Purpose: : Crystallins are the major water-soluble highly concentrated structural proteins of the lens where there are responsible for the transparency and high refractive index. The most heterogeneous β-crystallins form aggregates of different sizes and associate into dimers, tetramers, and higher-order complexes with other β-crystallins. In order to enhance our understanding of the interactions between β-crystallins, this study characterizes the association of βB1-crystallin (βB1), a major component of large β-crystallin complexes (β-high) with itself and with βA3-crystallin (βA3).

Methods: : Both crystallins were expressed in E.coli and purified from the soluble fraction using ion-exchange and size-exclusion chromatography. Their association was then characterized using Superdex 75 analytical grade column, native gel electrophoresis, isoelectric focusing, and analytical sedimentation equilibrium centrifugation.

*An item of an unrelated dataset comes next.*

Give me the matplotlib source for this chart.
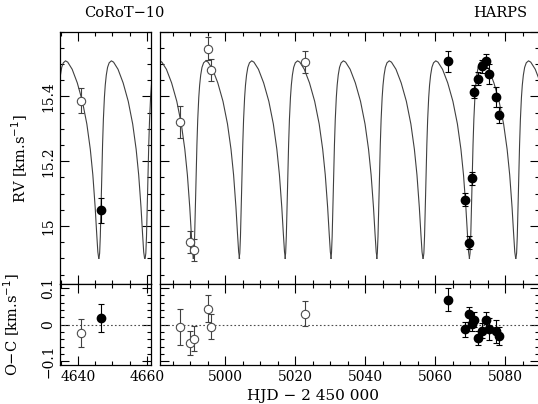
import matplotlib.pyplot as plt
from matplotlib.ticker import MultipleLocator, FixedLocator
import numpy as np

plt.rcParams['font.family'] = ['DejaVu Serif']

# open circles (first instrument), filled circles (HARPS)
t_open = [4640.8, 4987.1, 4990.0, 4991.1, 4995.2, 4996.0, 5022.9]
rv_open = [15.387, 15.322, 14.950, 14.926, 15.548, 15.481, 15.505]
err_open = [0.038, 0.049, 0.034, 0.035, 0.036, 0.034, 0.034]
oc_open = [-0.023, -0.006, -0.050, -0.038, 0.044, -0.006, 0.030]

t_fill = [4646.6, 5063.6, 5068.5, 5069.6, 5070.6, 5071.2, 5072.4,
          5073.3, 5074.5, 5075.4, 5077.4, 5078.4]
rv_fill = [15.048, 15.508, 15.081, 14.949, 15.148, 15.415, 15.455,
           15.494, 15.510, 15.469, 15.399, 15.344]
err_fill = [0.038, 0.031, 0.020, 0.020, 0.020, 0.020, 0.020,
            0.020, 0.022, 0.030, 0.031, 0.025]
oc_fill = [0.018, 0.068, -0.013, 0.028, 0.003, 0.014, -0.036,
           -0.016, 0.012, -0.011, -0.018, -0.031]

# model curve: one orbit (days after minimum, RV),
# repeated at each minimum seen in the figure
cyc_dt = [0.000, 0.200, 0.394, 0.691, 1.051, 1.284, 1.580, 1.827, 2.129,
          2.502, 2.966, 3.605, 4.241, 5.529, 7.014, 8.499, 9.787, 10.790,
          11.526, 12.201, 12.654, 12.977, 13.240]
cyc_rv = [14.900, 14.916, 14.968, 15.095, 15.252, 15.329, 15.397, 15.435,
          15.466, 15.490, 15.504, 15.510, 15.506, 15.484, 15.442, 15.385,
          15.315, 15.237, 15.158, 15.058, 14.975, 14.920, 14.900]
t_min = [4632.8, 4646.1, 4659.5, 4977.7, 4990.9, 5004.0, 5017.1, 5030.2,
         5043.3, 5056.6, 5069.8, 5083.1]


def style(ax, left):
    ax.tick_params(which='both', direction='in', top=True, right=True,
                   labelsize=10, width=0.8)
    ax.tick_params(which='major', length=6.5)
    ax.tick_params(which='minor', length=3.2)
    for s in ax.spines.values():
        s.set_linewidth(0.9)
    if not left:
        ax.tick_params(labelleft=False)


def main():
    fig = plt.figure(figsize=(5.38, 4.04), dpi=100)
    W, H = 538.0, 404.0
    xl = [60 / W, 91 / W]
    xr = [160 / W, 379 / W]
    top = [1 - 284.3 / H, 252.6 / H]
    bot = [1 - 365 / H, 80.7 / H]

    a1 = fig.add_axes([xl[0], top[0], xl[1], top[1]])
    a2 = fig.add_axes([xr[0], top[0], xr[1], top[1]])
    b1 = fig.add_axes([xl[0], bot[0], xl[1], bot[1]])
    b2 = fig.add_axes([xr[0], bot[0], xr[1], bot[1]])

    for ax, lim in [(a1, (4634.8, 4661.2)), (a2, (4981.4, 5089.7))]:
        for t0 in t_min:
            ax.plot(np.array(cyc_dt) + t0, cyc_rv, color='0.25', lw=0.8)
        ax.errorbar(t_open, rv_open, yerr=err_open, fmt='o', mfc='white',
                    mec='0.3', ms=6, mew=0.8, ecolor='0.25', elinewidth=0.8,
                    capsize=2.5, capthick=0.8)
        ax.errorbar(t_fill, rv_fill, yerr=err_fill, fmt='o', color='black',
                    ms=6, ecolor='black', elinewidth=0.8, capsize=2.5,
                    capthick=0.8)
        ax.set_xlim(lim)
        ax.set_ylim(14.82, 15.6)
        ax.yaxis.set_major_locator(MultipleLocator(0.2))
        ax.yaxis.set_minor_locator(MultipleLocator(0.05))
        ax.tick_params(labelbottom=False)

    for ax, lim in [(b1, (4634.8, 4661.2)), (b2, (4981.4, 5089.7))]:
        ax.axhline(0, color='0.3', lw=0.8, ls=(0, (1.5, 2)))
        ax.errorbar(t_open, oc_open, yerr=err_open, fmt='o', mfc='white',
                    mec='0.3', ms=6, mew=0.8, ecolor='0.25', elinewidth=0.8,
                    capsize=2.5, capthick=0.8)
        ax.errorbar(t_fill, oc_fill, yerr=err_fill, fmt='o', color='black',
                    ms=6, ecolor='black', elinewidth=0.8, capsize=2.5,
                    capthick=0.8)
        ax.set_xlim(lim)
        ax.set_ylim(-0.11, 0.11)
        ax.yaxis.set_major_locator(MultipleLocator(0.1))
        ax.yaxis.set_minor_locator(MultipleLocator(0.02))

    for ax in [a1, b1]:
        ax.xaxis.set_major_locator(FixedLocator([4640, 4660]))
        ax.xaxis.set_minor_locator(MultipleLocator(5))
    for ax in [a2, b2]:
        ax.xaxis.set_major_locator(MultipleLocator(20))
        ax.xaxis.set_minor_locator(MultipleLocator(5))

    style(a1, True)
    style(a2, False)
    style(b1, True)
    style(b2, False)

    a1.set_yticks([15, 15.2, 15.4])
    a1.set_yticklabels(['15', '15.2', '15.4'])
    b1.set_yticks([-0.1, 0, 0.1])
    b1.set_yticklabels(['\u22120.1', '0', '0.1'])
    b1.set_xticks([4640, 4660])
    b1.set_xticklabels(['4640', '4660'])
    for ax in [a1, b1]:
        plt.setp(ax.get_yticklabels(), rotation=90, va='center')

    a1.set_ylabel('RV [km.s$^{-1}$]', fontsize=10.5)
    b1.set_ylabel('O\u2212C [km.s$^{-1}$]', fontsize=10.5)
    a1.yaxis.set_label_coords(-0.33, 0.5)
    b1.yaxis.set_label_coords(-0.42, 0.5)

    fig.text(313 / W, 1 - 396 / H, 'HJD \u2212 2 450 000', ha='center',
             va='center', fontsize=11)
    fig.text(124 / W, 1 - 13 / H, 'CoRoT\u221210', ha='center', va='center',
             fontsize=10.5)
    fig.text(527 / W, 1 - 13 / H, 'HARPS', ha='right', va='center',
             fontsize=10.5)

    plt.savefig('out.png', dpi=100)


if __name__ == '__main__':
    main()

Results: : When present alone, each protein associates into homodimers but neither forms homotetramers. Upon mixing under physiological conditions, heterocomplex formation between βB1 and βA3 was observed by size-exclusion chromatography, native gel electrophoresis, isoelectric focusing, and sedimentation equilibrium. In contrast to the previous results obtained from βB2 and βA3, which did not indicate tetramer formation, analytical centrifugation shows a dimer-tetramer equilibrium with a K_d of 1.1×10^-6 µM, suggesting that βB1 and βA3 associate predominantly into heterotetramers in vitro.

Conclusions: : While each purified β-crystallin associates only into homodimers and mixed βB2 and βA3 form a mixture of homo- and heterodimers, mixed βB1/βA3 associate predominantly into heterotetramers in equilibrium with heterodimers. These findings suggest a unique role for βB1 in promoting higher-order crystallin association in the lens.